Introduction
Designing an electric drive system for an off-road application had new and unique challenges. Cooling of the electric motors and integration into the tractor cooling system will be discussed below.
Designing an electric drive system for an off-road application had new and unique challenges. Cooling of the electric motors and integration into the tractor cooling system will be discussed below.

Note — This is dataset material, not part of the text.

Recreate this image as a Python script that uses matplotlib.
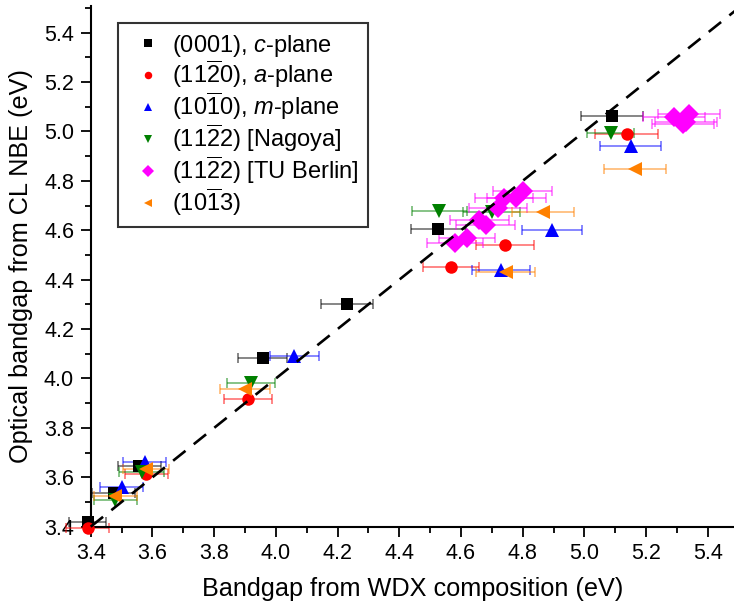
import matplotlib
matplotlib.use("Agg")
import matplotlib.pyplot as plt
from matplotlib.ticker import MultipleLocator, FormatStrFormatter

plt.rcParams["font.family"] = ["Liberation Sans", "DejaVu Sans"]
plt.rcParams["mathtext.fontset"] = "custom"
plt.rcParams["mathtext.rm"] = "Liberation Sans"
plt.rcParams["mathtext.it"] = "Liberation Sans:italic"

# (0001), c-plane
c_x = [3.39, 3.475, 3.558, 3.957, 4.23, 4.527, 5.089]
c_y = [3.42, 3.535, 3.646, 4.084, 4.30, 4.605, 5.064]
c_err = [0.06, 0.07, 0.07, 0.08, 0.084, 0.09, 0.10]

# (11-20), a-plane
a_x = [3.39, 3.58, 3.91, 4.567, 4.743, 5.137]
a_y = [3.393, 3.613, 3.916, 4.453, 4.541, 4.989]
a_err = [0.07, 0.07, 0.077, 0.09, 0.094, 0.103]

# (10-10), m-plane
m_x = [3.50, 3.575, 4.06, 4.73, 4.895, 5.15]
m_y = [3.56, 3.66, 4.09, 4.44, 4.60, 4.94]
m_err = [0.07, 0.07, 0.08, 0.094, 0.098, 0.10]

# (11-22) Nagoya
n_x = [3.48, 3.565, 3.92, 4.53, 4.70, 5.085]
n_y = [3.51, 3.623, 3.98, 4.68, 4.675, 4.993]
n_err = [0.07, 0.074, 0.077, 0.09, 0.092, 0.075]

# (11-22) TU Berlin
b_x = [4.58, 4.62, 4.66, 4.68, 4.72, 4.74, 4.78, 4.80, 5.29, 5.32, 5.34, 5.33]
b_y = [4.55, 4.57, 4.64, 4.62, 4.69, 4.73, 4.73, 4.76, 5.06, 5.03, 5.07, 5.04]
b_err = [0.09, 0.09, 0.095, 0.095, 0.095, 0.095, 0.095, 0.095, 0.10, 0.10, 0.10, 0.10]

# (10-13)
s_x = [3.48, 3.58, 3.90, 4.745, 4.865, 5.165]
s_y = [3.524, 3.634, 3.956, 4.43, 4.675, 4.848]
s_err = [0.07, 0.075, 0.08, 0.095, 0.10, 0.10]

series = [
    (c_x, c_y, c_err, "s", "black", 8.5, r"(0001), $\it{c}$-plane"),
    (a_x, a_y, a_err, "o", "red", 9, r"(11$\overline{\mathrm{2}}$0), $\it{a}$-plane"),
    (m_x, m_y, m_err, "^", "blue", 10, r"(10$\overline{\mathrm{1}}$0), $\it{m}$-plane"),
    (n_x, n_y, n_err, "v", "green", 10, r"(11$\overline{\mathrm{2}}$2) [Nagoya]"),
    (b_x, b_y, b_err, "D", "magenta", 10, r"(11$\overline{\mathrm{2}}$2) [TU Berlin]"),
    (s_x, s_y, s_err, "<", "#ff8000", 10, r"(10$\overline{\mathrm{1}}$3)"),
]

fig = plt.figure(figsize=(7.34, 6.13), dpi=100)
ax = fig.add_axes([0.1236, 0.1408, 0.8764, 0.8494])

handles = []
for x, y, e, mk, col, ms, lab in series:
    ax.errorbar(x, y, xerr=e, fmt="none", ecolor=col, alpha=0.6,
                elinewidth=1.1, capsize=3.8, capthick=1.1, zorder=2,
                clip_on=False)
    h, = ax.plot(x, y, linestyle="none", marker=mk, color=col, ms=ms,
                 markeredgewidth=0, zorder=3, clip_on=False, label=lab)
    handles.append(h)

ax.plot([3.4, 5.5], [3.4, 5.5], color="black", lw=1.9, dashes=(6, 4),
        zorder=4, clip_on=False)

ax.set_xlim(3.4, 5.485)
ax.set_ylim(3.4, 5.508)
ax.xaxis.set_major_locator(MultipleLocator(0.2))
ax.xaxis.set_minor_locator(MultipleLocator(0.1))
ax.yaxis.set_major_locator(MultipleLocator(0.2))
ax.yaxis.set_minor_locator(MultipleLocator(0.1))
ax.xaxis.set_major_formatter(FormatStrFormatter("%.1f"))
ax.yaxis.set_major_formatter(FormatStrFormatter("%.1f"))

for s in ("top", "right"):
    ax.spines[s].set_visible(False)
for s in ("left", "bottom"):
    ax.spines[s].set_linewidth(1.5)

ax.tick_params(which="major", direction="out", length=7, width=1.3,
               labelsize=15.5, pad=5)
ax.tick_params(which="minor", direction="out", length=4, width=1.3)

ax.set_xlabel("Bandgap from WDX composition (eV)", fontsize=18.2, labelpad=9)
ax.set_ylabel("Optical bandgap from CL NBE (eV)", fontsize=18.2, labelpad=8)

leg = ax.legend(handles=handles, loc="upper left",
                bbox_to_anchor=(0.0424, 0.967), borderaxespad=0,
                fontsize=17, markerscale=0.6, frameon=True, fancybox=False,
                edgecolor="black", handlelength=1.7, handletextpad=0.2,
                labelspacing=0.0, borderpad=0.4)
leg.get_frame().set_linewidth(1.5)

fig.savefig("out.png", dpi=100)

The electric motors are permanent magnet, synchronous, random wound, 4 pole-pair design. The motors have a nominal 214 mm OD rotor and are scalable by length to provide a broad power range. A permanent magnet design was chosen due to its high efficiency. High power density was achieved by directly cooling motor end-turns, stator, rotor magnets and bolted phase lead connections with oil. The resulting power density compared to some commonly available air-cooled industrial motors is shown in Figure 1 [1]. The oil supply to the motor is from the transmission through the motor mounting face, eliminating external hoses or lines and reducing leak points. Cooling oil is routed around the stator OD to the end coil spray rings and non-drive end cover. The non-drive end cover distributes oil to the rotor through an axial feed and radial exit holes in the rotor were designed to minimize centrifugal pumping effects and “flatten” the oil consumption vs rotor speed. A key advancement in cooling was developed which the originators informally called “Spin Spray” (US Patent #11,509,178 B2, represented in Figure 2) [2]. This advancement lowered cooling oil requirements by utilizing the same flow to cool the rotor magnets and the end-coils while keeping oil out of air gap to reduce viscous drag. Oil jets in the bottom of the spray ring were eliminated (bottom end coils were passively cooled by oil from top jets) further reducing oil consumption without compromising power density. Reducing oil consumption was key to minimize impact on the transmission lubrication system, improve efficiency and reduce cost.
Maintaining oil jet velocity under all conditions is also important for cooling to be effective. At low velocities the oil would adhere to the spray ring and not touch the end-coils, which would result in overheating and low winding life as shown in Figure 3 [3].
The Inverter is a solid state, variable frequency drive, cooled by a low temperature water-ethylene glycol circuit (WEG). The inverter uses Insulated Gate Bipolar Transistor semiconductors (IGBT’s) and is designed and manufactured by John Deere. The inverter design is a “dual” inverter concept; where two inverter power stages are packaged into the same housing to improve power density and decrease cost. The electrical components are fully sealed inside a housing to protect them from dust and moisture. Extensive environmental and vibration testing was performed to make sure the electronics are “ruggedized” for offroad applications. The inverter hardware, software and controls were developed internally by John Deere allowing for the implementation of several advanced control and protection schemes that were key in successfully integrating the electric drive system with the tractor. The inverter utilizes a WEG liquid cooled cold plate provided through a dedicated low temperature cooling circuit. Key components in the inverter including the IGBTs and high current bus bars are thermally bonded to the cold plate delivering rated power with coolant temperatures up to 75 °C and achieving the required power density for successful vehicle integration. The temperature delta to ambient of the low temperature radiator is relatively low and maintaining target coolant temperatures in all corner case conditions is challenging. The inverter hardware was designed with overload capability and inverter software control features were implemented to allow the inverter to reliably operate across a wide range of coolant temperature, flow rate, and drivetrain load conditions.
The design and implementation of an electric drive system for off-road applications present unique challenges that require innovative solutions. Through a comprehensive approach to thermal protection and component durability, we have established a foundation for the successful deployment of electric drive systems in demanding off-road environments.
References
[1] “Grainger Industrial Supply,” [Online]. Available: www.grainger.com. [Accessed 26 February 2024].
[2] M. L. Kuhl, C. P. Neumann and R. K. Salamon, “Electric Machine Distributed Cooling System and Method”. United States of America Patent 11,509,178 B2, 22 November 2022.
[3] John Deere Coffeyville Works R&D, “Stator Lube Jet Performance,” JDCW, Coffeyville, 2018.